American economic research organization

Data Resources Inc or DRI was co-founded in 1969 by Donald Marron and Otto Eckstein. Marron is best known as the former CEO of PaineWebber and founder of Lightyear Capital. Eckstein was a Harvard University economics professor, economic consultant to Lyndon Baines Johnson and member of the Council of Economic Advisors; he is best known for the development of the theory of core inflation.

DRI became the largest non-governmental distributor of economic data in the world. The company also built the largest macroeconometric model of its era. Allen Sinai was a leading architect. Richard Hokenson did much of the maintenance work.

DRI was a major customer of Burroughs Computer. During the 1970s era of rapid expansion, DRI used the Burroughs 6700 and 7700 mainframes. DRI also developed innovative software, including the PRIMA and AID database languages; EPL Econometric Programming Language; MODSIM for solving models; and MODEL for solving econometric models in particular. Later the functionality of all these programs was merged into the EPS Econometric Programming System by the chief architect of all this software, Robert P. Lacey. Other programmers in this effort included John Ahlstrom, Greg George, and Joe Polak.

The DRI Review was published monthly and summarized what the models said for the economic outlook. This information was presented in outlook conferences. DRI also held educational seminars.
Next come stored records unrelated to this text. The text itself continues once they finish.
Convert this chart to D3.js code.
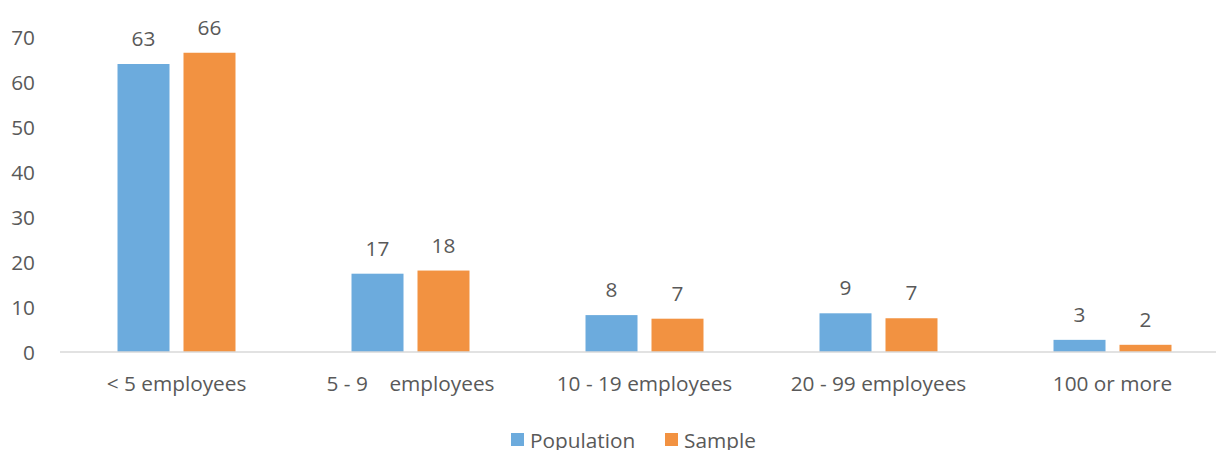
<!DOCTYPE html>
<html>
<head>
<meta charset="utf-8">
<script src="https://cdnjs.cloudflare.com/ajax/libs/d3/7.8.5/d3.min.js"></script>
<style>
	body { margin: 0; background: #fff; }
	text { font-family: "Open Sans", sans-serif; fill: #595959; }
</style>
</head>
<body>
<div class="chart"></div>
<script>
'use strict';
// Yritysten kokoluokat: populaatio vs otos
var categories = ['< 5 employees', '5 - 9    employees', '10 - 19 employees', '20 - 99 employees', '100 or more'];
var series = ['Population', 'Sample'];
var popValues = [64.0, 17.4, 8.2, 8.6, 2.7];
var sampleValues = [66.5, 18.1, 7.4, 7.5, 1.6];
var popLabels = ['63', '17', '8', '9', '3'];
var sampleLabels = ['66', '18', '7', '7', '2'];
var yTicks = [0, 10, 20, 30, 40, 50, 60, 70];
var colors = ['#6cabdd', '#f29241'];

var w = 1216,
	h = 450,
	fs = 20.8;

var svg = d3.select('.chart')
	.append('svg')
	.attr('width', w)
	.attr('height', h);

var x0 = d3.scaleBand()
	.domain(categories)
	.range([59.5, 59.5 + 234 * categories.length]);

var x1 = d3.scaleBand()
	.domain(series)
	.range([0, x0.bandwidth()])
	.paddingInner(0.212)
	.paddingOuter(0.879);

var y = d3.scaleLinear()
	.domain([0, 70])
	.range([352, 37]);

// y-akselin numerot
var yAxis = svg.append('g')
	.attr('transform', 'translate(35,0)')
	.call(d3.axisLeft(y).tickValues(yTicks).tickSize(0).tickPadding(0));
yAxis.select('.domain').remove();
yAxis.selectAll('text')
	.attr('font-size', fs)
	.attr('font-family', '"Open Sans", sans-serif')
	.attr('fill', '#595959')
	.attr('dy', '0.36em');

var data = categories.map(function(c, i) {
	return {
		cat: c,
		vals: [
			{ s: series[0], v: popValues[i], label: popLabels[i] },
			{ s: series[1], v: sampleValues[i], label: sampleLabels[i] }
		]
	};
});

var groups = svg.selectAll('.group')
	.data(data)
	.enter().append('g')
	.attr('class', 'group')
	.attr('transform', function(d) { return 'translate(' + x0(d.cat) + ',0)'; });

groups.selectAll('rect')
	.data(function(d) { return d.vals; })
	.enter().append('rect')
	.attr('x', function(d) { return x1(d.s); })
	.attr('y', function(d) { return y(d.v); })
	.attr('width', x1.bandwidth())
	.attr('height', function(d) { return y(0) - y(d.v); })
	.attr('fill', function(d, i) { return colors[i]; });

groups.selectAll('.lbl')
	.data(function(d) { return d.vals; })
	.enter().append('text')
	.attr('class', 'lbl')
	.attr('x', function(d) { return x1(d.s) + x1.bandwidth() / 2; })
	.attr('y', function(d) { return y(d.v) - 18; })
	.attr('text-anchor', 'middle')
	.attr('font-size', fs)
	.text(function(d) { return d.label; });

// pohjaviiva
svg.append('line')
	.attr('x1', 60)
	.attr('x2', w)
	.attr('y1', y(0))
	.attr('y2', y(0))
	.attr('stroke', '#d9d9d9')
	.attr('stroke-width', 1.5);

// kategoriat
svg.selectAll('.cat')
	.data(categories)
	.enter().append('text')
	.attr('class', 'cat')
	.attr('x', function(d) { return x0(d) + x0.bandwidth() / 2; })
	.attr('y', 391)
	.attr('text-anchor', 'middle')
	.attr('font-size', fs)
	.style('white-space', 'pre')
	.text(function(d) { return d; });

// selite
var legendX = [511, 665];
var legend = svg.selectAll('.leg')
	.data(series)
	.enter().append('g')
	.attr('class', 'leg')
	.attr('transform', function(d, i) { return 'translate(' + legendX[i] + ',433)'; });

legend.append('rect')
	.attr('width', 13)
	.attr('height', 13)
	.attr('fill', function(d, i) { return colors[i]; });

legend.append('text')
	.attr('x', 19)
	.attr('y', 15)
	.attr('font-size', fs)
	.text(function(d) { return d; });
</script>
</body>
</html>
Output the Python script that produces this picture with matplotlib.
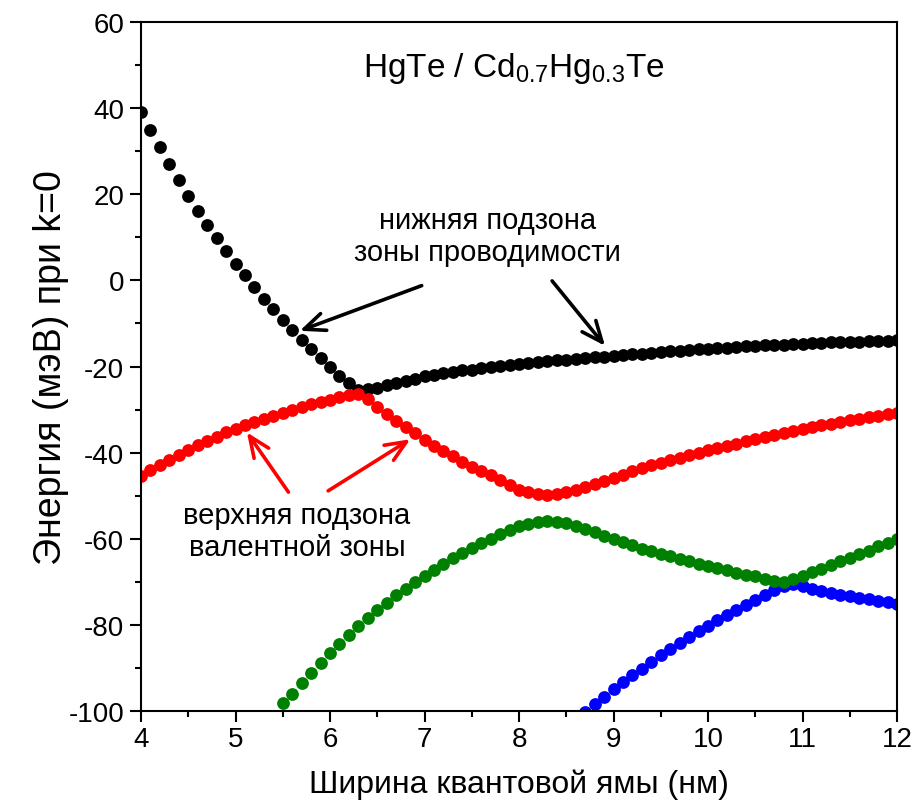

==General corporate timeline==
- 1979: Eckstein and Marron sold DRI to McGraw-Hill for over $100 million Joseph Kasputys was named president in 1981.
- 1984: After Eckstein's death, DRI was slow to adopt new technology. DRI was wed to mainframe computers when the industry was moving this kind of analytic work to personal computers.
- 1987: Wharton Econometric Forecasting Associates (WEFA) merged with Chase Econometrics, a competitor to DRI and WEFA.
- 2001: DRI merged with WEFA to form Global Insight.
- 2008: Global Insight was bought by IHS Inc., thus inheriting 50 years of experience and more than 200 full-time economists, country risk analysts, and consultants.